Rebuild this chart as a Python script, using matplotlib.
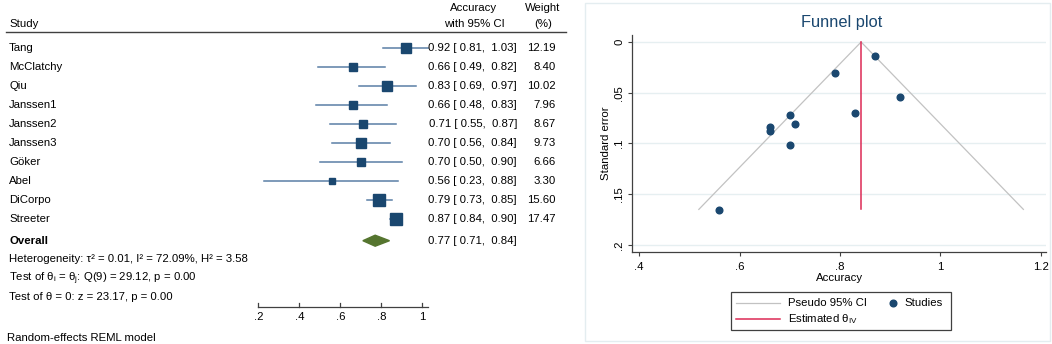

####################

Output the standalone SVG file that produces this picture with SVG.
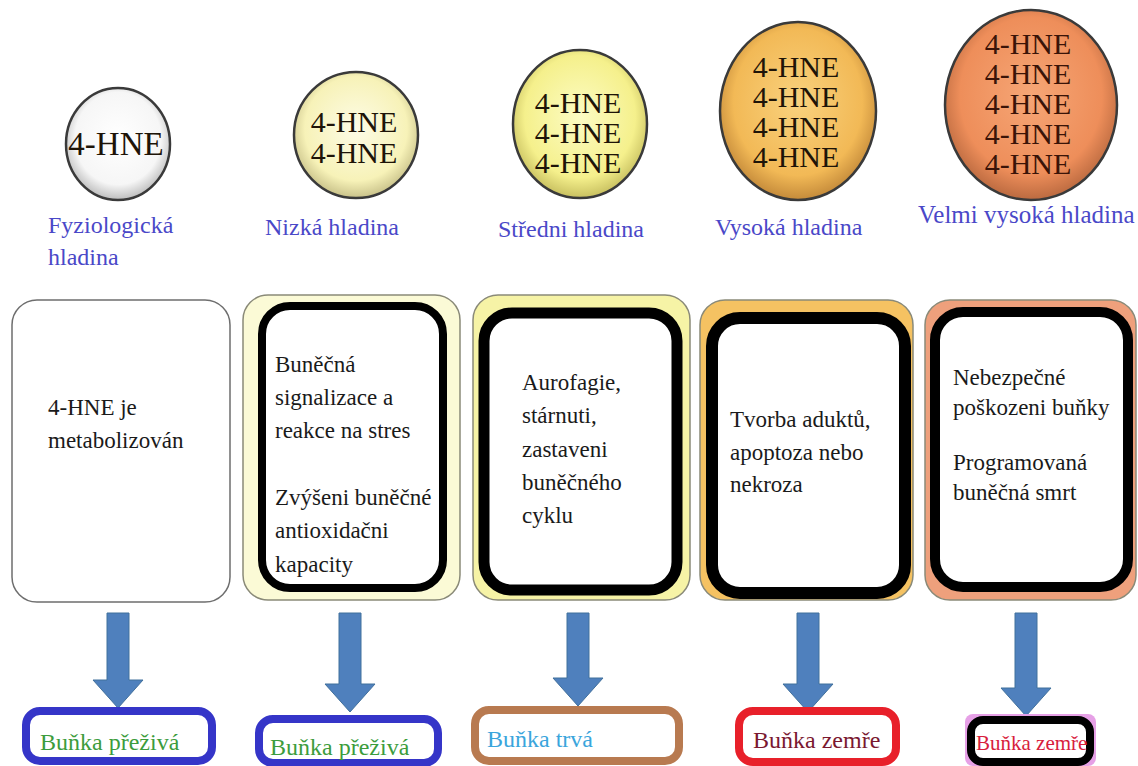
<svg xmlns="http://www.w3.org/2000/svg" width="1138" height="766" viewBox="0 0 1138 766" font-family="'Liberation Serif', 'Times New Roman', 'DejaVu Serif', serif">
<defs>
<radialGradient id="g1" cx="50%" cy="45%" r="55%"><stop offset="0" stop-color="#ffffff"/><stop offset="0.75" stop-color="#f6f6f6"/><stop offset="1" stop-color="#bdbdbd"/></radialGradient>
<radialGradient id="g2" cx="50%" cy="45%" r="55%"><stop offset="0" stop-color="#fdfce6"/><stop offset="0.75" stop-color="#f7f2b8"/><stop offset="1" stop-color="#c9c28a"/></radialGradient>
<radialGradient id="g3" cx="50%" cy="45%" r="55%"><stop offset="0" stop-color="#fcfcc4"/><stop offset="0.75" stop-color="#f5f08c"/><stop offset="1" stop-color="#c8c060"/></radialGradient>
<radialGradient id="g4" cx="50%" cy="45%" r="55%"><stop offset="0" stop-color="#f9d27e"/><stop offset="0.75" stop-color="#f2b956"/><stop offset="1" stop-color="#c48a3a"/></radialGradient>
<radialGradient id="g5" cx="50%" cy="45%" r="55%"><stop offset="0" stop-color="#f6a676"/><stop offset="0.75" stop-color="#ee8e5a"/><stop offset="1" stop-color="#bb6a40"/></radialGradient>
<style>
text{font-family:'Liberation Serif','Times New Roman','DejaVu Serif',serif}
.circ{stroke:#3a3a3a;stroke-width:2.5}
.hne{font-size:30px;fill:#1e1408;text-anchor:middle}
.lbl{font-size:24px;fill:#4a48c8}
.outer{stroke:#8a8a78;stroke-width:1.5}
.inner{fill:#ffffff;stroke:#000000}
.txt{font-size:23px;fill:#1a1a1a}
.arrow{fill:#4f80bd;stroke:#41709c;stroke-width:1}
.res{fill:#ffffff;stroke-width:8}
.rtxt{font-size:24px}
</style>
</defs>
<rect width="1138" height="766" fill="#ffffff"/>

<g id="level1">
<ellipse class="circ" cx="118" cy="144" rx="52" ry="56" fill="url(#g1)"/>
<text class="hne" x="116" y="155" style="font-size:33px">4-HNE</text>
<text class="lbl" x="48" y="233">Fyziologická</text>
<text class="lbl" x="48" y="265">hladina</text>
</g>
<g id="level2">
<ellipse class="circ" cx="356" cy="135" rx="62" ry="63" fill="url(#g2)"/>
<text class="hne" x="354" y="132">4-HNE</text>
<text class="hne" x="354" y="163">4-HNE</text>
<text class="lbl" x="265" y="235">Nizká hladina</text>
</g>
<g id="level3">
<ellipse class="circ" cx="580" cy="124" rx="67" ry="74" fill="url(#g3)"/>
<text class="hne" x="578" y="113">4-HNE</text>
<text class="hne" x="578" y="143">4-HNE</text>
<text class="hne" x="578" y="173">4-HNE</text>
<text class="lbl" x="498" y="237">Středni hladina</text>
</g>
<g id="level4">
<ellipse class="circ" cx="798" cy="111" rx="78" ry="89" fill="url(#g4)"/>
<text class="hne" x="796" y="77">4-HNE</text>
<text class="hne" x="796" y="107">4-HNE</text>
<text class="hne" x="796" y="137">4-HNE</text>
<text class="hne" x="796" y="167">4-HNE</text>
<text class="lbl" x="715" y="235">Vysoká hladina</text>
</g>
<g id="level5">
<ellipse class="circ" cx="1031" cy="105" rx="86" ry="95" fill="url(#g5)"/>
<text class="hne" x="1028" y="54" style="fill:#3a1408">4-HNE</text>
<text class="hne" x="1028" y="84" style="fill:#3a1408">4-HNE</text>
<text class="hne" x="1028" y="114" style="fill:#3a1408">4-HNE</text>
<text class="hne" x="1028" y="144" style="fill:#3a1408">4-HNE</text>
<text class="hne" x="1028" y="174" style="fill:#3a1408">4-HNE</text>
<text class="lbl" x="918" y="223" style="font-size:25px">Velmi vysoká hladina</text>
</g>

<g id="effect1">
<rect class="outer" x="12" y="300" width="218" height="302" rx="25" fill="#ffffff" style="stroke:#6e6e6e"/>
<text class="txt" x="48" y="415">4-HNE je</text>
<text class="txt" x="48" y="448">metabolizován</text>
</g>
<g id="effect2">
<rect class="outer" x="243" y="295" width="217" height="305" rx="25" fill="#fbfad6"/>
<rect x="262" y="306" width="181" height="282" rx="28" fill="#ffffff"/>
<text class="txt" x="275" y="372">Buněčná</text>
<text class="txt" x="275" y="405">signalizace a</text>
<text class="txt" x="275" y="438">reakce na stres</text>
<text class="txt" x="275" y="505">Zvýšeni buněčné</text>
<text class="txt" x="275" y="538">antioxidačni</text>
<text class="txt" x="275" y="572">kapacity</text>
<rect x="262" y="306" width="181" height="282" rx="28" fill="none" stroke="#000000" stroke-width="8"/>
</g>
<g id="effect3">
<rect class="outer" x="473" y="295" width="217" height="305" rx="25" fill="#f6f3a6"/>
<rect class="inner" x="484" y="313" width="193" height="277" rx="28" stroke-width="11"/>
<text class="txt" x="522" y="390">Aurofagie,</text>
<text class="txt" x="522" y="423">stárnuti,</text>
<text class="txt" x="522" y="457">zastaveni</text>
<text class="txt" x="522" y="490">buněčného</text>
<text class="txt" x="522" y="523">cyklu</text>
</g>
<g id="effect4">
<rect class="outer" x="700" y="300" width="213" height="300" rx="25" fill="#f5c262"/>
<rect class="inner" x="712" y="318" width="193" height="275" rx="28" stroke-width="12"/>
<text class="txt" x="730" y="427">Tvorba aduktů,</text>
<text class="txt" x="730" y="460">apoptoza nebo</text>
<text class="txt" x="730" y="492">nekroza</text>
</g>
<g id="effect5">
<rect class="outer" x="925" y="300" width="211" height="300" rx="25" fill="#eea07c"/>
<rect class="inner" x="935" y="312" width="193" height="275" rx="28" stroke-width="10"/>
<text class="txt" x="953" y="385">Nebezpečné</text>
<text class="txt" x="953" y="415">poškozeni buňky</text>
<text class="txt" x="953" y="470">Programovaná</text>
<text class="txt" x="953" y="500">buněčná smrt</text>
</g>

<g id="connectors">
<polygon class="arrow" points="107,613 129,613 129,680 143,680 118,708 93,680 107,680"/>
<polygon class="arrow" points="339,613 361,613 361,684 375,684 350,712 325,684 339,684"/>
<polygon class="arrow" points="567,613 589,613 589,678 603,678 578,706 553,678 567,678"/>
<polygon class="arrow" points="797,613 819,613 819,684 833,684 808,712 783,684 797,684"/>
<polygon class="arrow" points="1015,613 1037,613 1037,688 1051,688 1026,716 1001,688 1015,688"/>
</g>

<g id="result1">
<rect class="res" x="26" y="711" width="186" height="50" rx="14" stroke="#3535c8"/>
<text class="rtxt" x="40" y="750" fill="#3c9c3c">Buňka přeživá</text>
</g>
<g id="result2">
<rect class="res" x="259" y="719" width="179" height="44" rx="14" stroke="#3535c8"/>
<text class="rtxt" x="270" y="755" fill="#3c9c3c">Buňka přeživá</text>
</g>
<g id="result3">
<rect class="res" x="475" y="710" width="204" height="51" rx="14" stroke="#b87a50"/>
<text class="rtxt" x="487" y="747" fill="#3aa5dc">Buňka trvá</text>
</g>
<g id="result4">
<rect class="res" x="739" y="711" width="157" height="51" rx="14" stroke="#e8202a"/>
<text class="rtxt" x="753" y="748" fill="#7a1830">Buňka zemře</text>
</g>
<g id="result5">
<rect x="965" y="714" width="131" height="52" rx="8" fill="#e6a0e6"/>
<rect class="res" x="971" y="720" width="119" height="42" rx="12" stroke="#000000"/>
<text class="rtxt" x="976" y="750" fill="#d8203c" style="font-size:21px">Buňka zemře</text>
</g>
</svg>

####################

Task instructions: Copy out each line in the preceding records that contains "this".

Task result:
Rebuild this chart as a Python script, using matplotlib.
Output the standalone SVG file that produces this picture with SVG.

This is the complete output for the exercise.